-- WORK INSTRUCTIONS --
Where the word "this" occurs in a line, return that line.

-- GIVEN INFORMATION --
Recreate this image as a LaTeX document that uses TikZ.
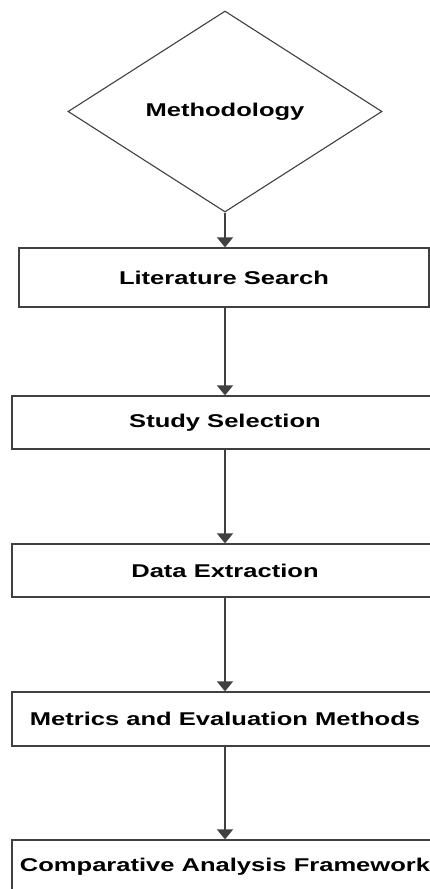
\documentclass[tikz,border=0pt]{standalone}
\usepackage{fontspec}
\setmainfont{Liberation Sans}
\usetikzlibrary{shapes.geometric,arrows.meta}
\newcommand{\lbl}[1]{\scalebox{1.38}[1]{\fontsize{18.5}{20}\selectfont\bfseries #1}}
\begin{document}
\begin{tikzpicture}[x=1pt,y=-1pt,
  stepbox/.style={draw=black!75, line width=1.3pt, rectangle, inner sep=0pt,
    minimum width=426pt, minimum height=53pt},
  decbox/.style={draw=black!75, line width=1.1pt, diamond, inner sep=0pt,
    minimum width=314pt, minimum height=201pt},
  conn/.style={draw=black!75, line width=1.4pt, -{Triangle[width=16pt,length=10pt]}}]
\useasboundingbox (0,0) rectangle (430,889);
\clip (0,0) rectangle (430,889);
\fill[white] (0,0) rectangle (430,889);
\node[decbox] (m) at (225,111.5) {\lbl{Methodology}};
\node[stepbox, minimum width=410pt, minimum height=59pt] (lit) at (224,277.5) {\lbl{Literature Search}};
\node[stepbox] (sel) at (225,422.5) {\lbl{Study Selection}};
\node[stepbox] (dat) at (225,570.5) {\lbl{Data Extraction}};
\node[stepbox, minimum height=54pt] (met) at (225,719) {\lbl{Metrics and Evaluation Methods}};
\node[stepbox] (cmp) at (225,866.5) {\lbl{Comparative Analysis Framework}};
\draw[conn] (m.south) -- (m.south |- lit.north);
\draw[conn] (lit.south -| m.south) -- (m.south |- sel.north);
\draw[conn] (sel.south) -- (dat.north);
\draw[conn] (dat.south) -- (met.north);
\draw[conn] (met.south) -- (cmp.north);
\end{tikzpicture}
\end{document}
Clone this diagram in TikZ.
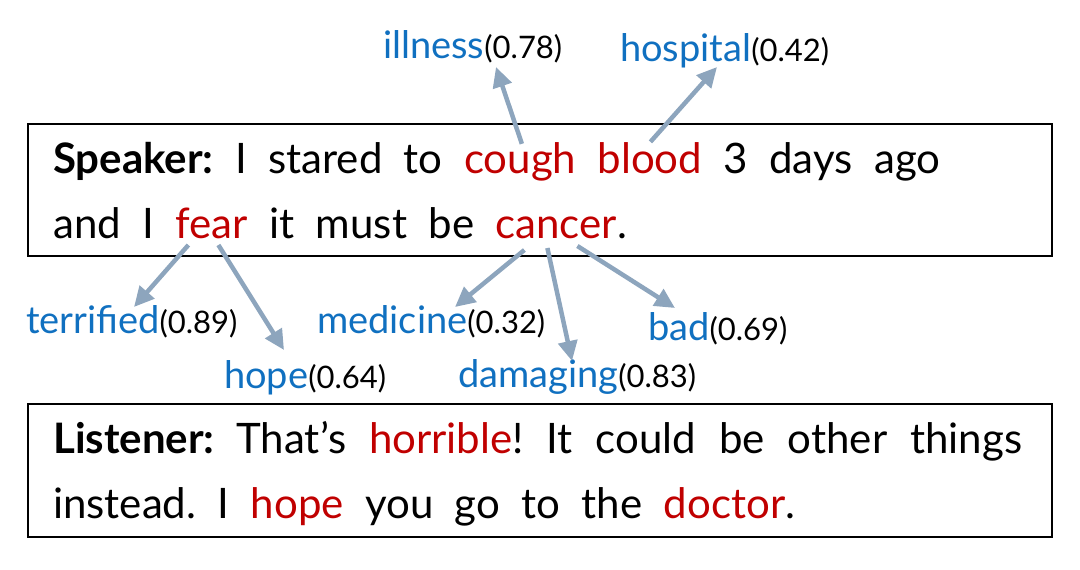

-- COMPLETE RESPONSE --
Recreate this image as a LaTeX document that uses TikZ.
Clone this diagram in TikZ.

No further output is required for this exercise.